色々な面で企業や役所のサービスが低下していると感じることがありますね。
たとえばオンラインサービスの不備について電話で照会しようと思っても、電話番号が見つからない、あるいは運よく電話番号を見つけても、延々と機会音声で前口上を述べられその挙句担当者につながるまで延々と待たされるなど。
あるいは外から見て空席が結構あるので入ろうとした飲食店でテーブルの片づけのために延々と待たされるとか。
サービスレベルが低下しているのは日本だけではありません。今アメリカでは製品やサービスに対する顧客トラブルが過去最高のレベルに達しているという記事がWSJに出ていました。
記事によると調査対象となった1,000人の顧客の内、約74%が過去1年間に製品やサービスに関する問題を経験したと回答しています。
これは2020年の調査による66%、2017年の調査による56%から上昇しています。同様の調査が初めて実施された1976年には32%の顧客しか問題を経験しなかったそうです。
トラブルに対して顧客側も黙ってはいません。
ホワイトハウスの調査によると、最も深刻な問題についてソーシャルメディアに投稿した苦情者の割合は32%で2020年の調査の倍以上になっています。
ソーシャルメディアの発達が「苦情の民主化」を進めているのです。
また47業種400社以上に対する顧客満足度を0~100の点数で分析する「アメリカ顧客満足度指数」は、2018年の77から2022年には73.1になりました。
記事はこの指数の28年の歴史の中で最大の低下になったと述べています。
顧客の怒りについて調査している機関によると、顧客が企業に求めているのは25%が「問題が発生した理由の説明」24%が「謝罪」23%が「問題が二度と発生しないことの保証」だそうです。しかし企業側が「問題が発生した理由を説明」したのは9%、「謝罪」が18%、「保証」が9%だったということです。
記事にはなぜ近年顧客の苦情が増えているのか?という原因分析はありませんので、私の推測を書いておきます。
まずここ数年の製品やサービスの質の低下の最大の原因はコロナによる人手不足やサプライチェーンのほころびがあります。
次に人工知能を使ったテレオペレーションなど、顧客サービスのロボット化です。残念ながらロボットは人間の苦情処理係ほど顧客の怒りや悩みを共感することができませんから、顧客の不満を増長させている可能性が高いのです。

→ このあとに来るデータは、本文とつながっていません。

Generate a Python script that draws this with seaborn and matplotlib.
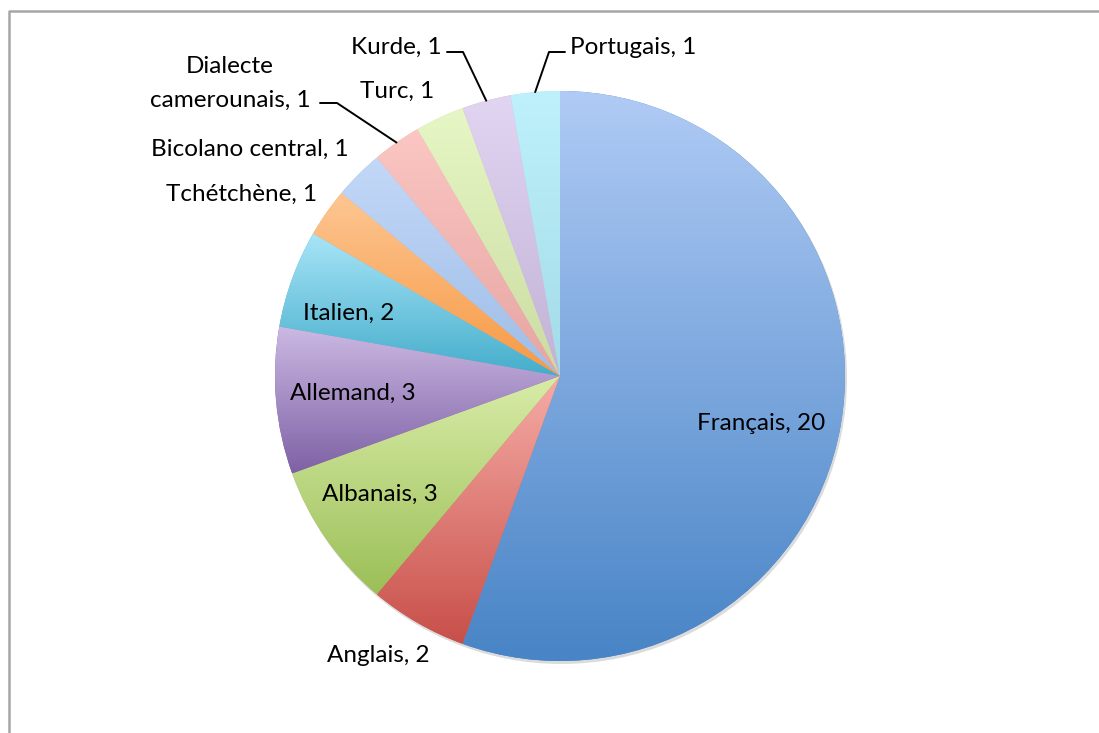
import numpy as np
import seaborn as sns
from matplotlib import pyplot as plt
from matplotlib.colors import LinearSegmentedColormap
from matplotlib.patches import Circle

# data, clockwise from 12 o'clock
languages = ["Français", "Anglais", "Albanais", "Allemand", "Italien", "Tchétchène",
             "Bicolano central", "Dialecte\ncamerounais", "Turc", "Kurde", "Portugais"]
speakers = [20, 2, 3, 3, 2, 1, 1, 1, 1, 1, 1]

# gradient colours per slice (top -> bottom of each slice)
top_colors = ["#b0cbf5", "#f6aca6", "#d9eca8", "#ccb9e3", "#a8e5f7", "#fdc693",
              "#c3d8f8", "#fbc6c3", "#e6f7c5", "#e1d5f2", "#bef1fb"]
bottom_colors = ["#4884c6", "#c84f49", "#9bbf57", "#7e61a5", "#44adcb", "#f79943",
                 "#9ebde6", "#e6a5a1", "#cbdba2", "#c2b2d5", "#a3dbe8"]

W, H = 1099, 733

# label placement (pixel coords, y from top)
label_pos = {
    "Français": (761, 423),
    "Anglais": (378, 655),
    "Albanais": (380, 494),
    "Allemand": (353, 393),
    "Italien": (349, 313),
    "Tchétchène": (242, 194),
    "Bicolano central": (250, 149),
    "Dialecte\ncamerounais": (230, 83),
    "Turc": (397, 91),
    "Kurde": (396, 47),
    "Portugais": (633, 47),
}
# leader lines: elbow point, end point
leaders = {
    "Dialecte\ncamerounais": ((337, 103), (320, 103)),
    "Kurde": ((463, 52), (447, 52)),
    "Portugais": ((549, 52), (565, 52)),
}

sns.set_theme(style="white")
plt.rcParams["font.family"] = ["Lato", "DejaVu Sans"]

fig = plt.figure(figsize=(W / 100, H / 100), dpi=100)
ax = fig.add_axes([0, 0, 1, 1])

cx, cy, r = 560, H - 376, 285

# soft shadow under the pie
ax.add_patch(Circle((cx + 1.5, cy - 2.5), r + 0.5, color="#9a9a9a", alpha=0.35, lw=0, zorder=0))

wedges, _ = ax.pie(
    speakers,
    center=(cx, cy),
    radius=r,
    startangle=90,
    counterclock=False,
    colors=sns.color_palette(bottom_colors),
    wedgeprops=dict(linewidth=0),
)

grad = np.linspace(0, 1, 256).reshape(-1, 1)
for w, top, bottom in zip(wedges, top_colors, bottom_colors):
    w.set_zorder(1)
    bb = w.get_path().get_extents()
    cmap = LinearSegmentedColormap.from_list("", [bottom, top])
    im = ax.imshow(grad, extent=[bb.x0, bb.x1, bb.y0, bb.y1], origin="lower",
                   cmap=cmap, aspect="auto", zorder=1.5, interpolation="bilinear")
    im.set_clip_path(w)

for w, lang, n in zip(wedges, languages, speakers):
    x, y = label_pos[lang]
    ax.text(x, H - y, f"{lang}, {n}", ha="center", va="center", fontsize=17.5,
            color="black", zorder=3, linespacing=1.75)
    if lang in leaders:
        mid = np.deg2rad((w.theta1 + w.theta2) / 2)
        ex, ey = cx + r * np.cos(mid), cy + r * np.sin(mid)
        (bx, by), (tx, ty) = leaders[lang]
        ax.plot([ex, bx, tx], [ey, H - by, H - ty], color="black", lw=1.4, zorder=3)

# chart area border (only top and left visible)
ax.plot([9, 9, W + 5], [-5, H - 11, H - 11], color="#a6a6a6", lw=1.8, zorder=4, clip_on=False)

ax.set_xlim(0, W)
ax.set_ylim(0, H)
ax.set_aspect("equal")
ax.axis("off")

plt.savefig("out.png", dpi=100)
plt.close()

最後に身近に目にするところでは、「レジの自動化」を進めるスーパーなどが増える中で特に高齢者向けに親切なアドバイスを行うところが少ないということです。大規模店舗の場合は、人手に余裕があるので、操作に手間取っている人がいるとサポートしてくれる人が来てくれることが多いのですが、人手に余力のない小規模店舗の場合は、顧客が立ち往生していることを目にすることがありますね。
人手不足とそれを補うためのロボット化が、少なくとも日本の場合は顧客クレームの原因または背景だろうと私は考えています。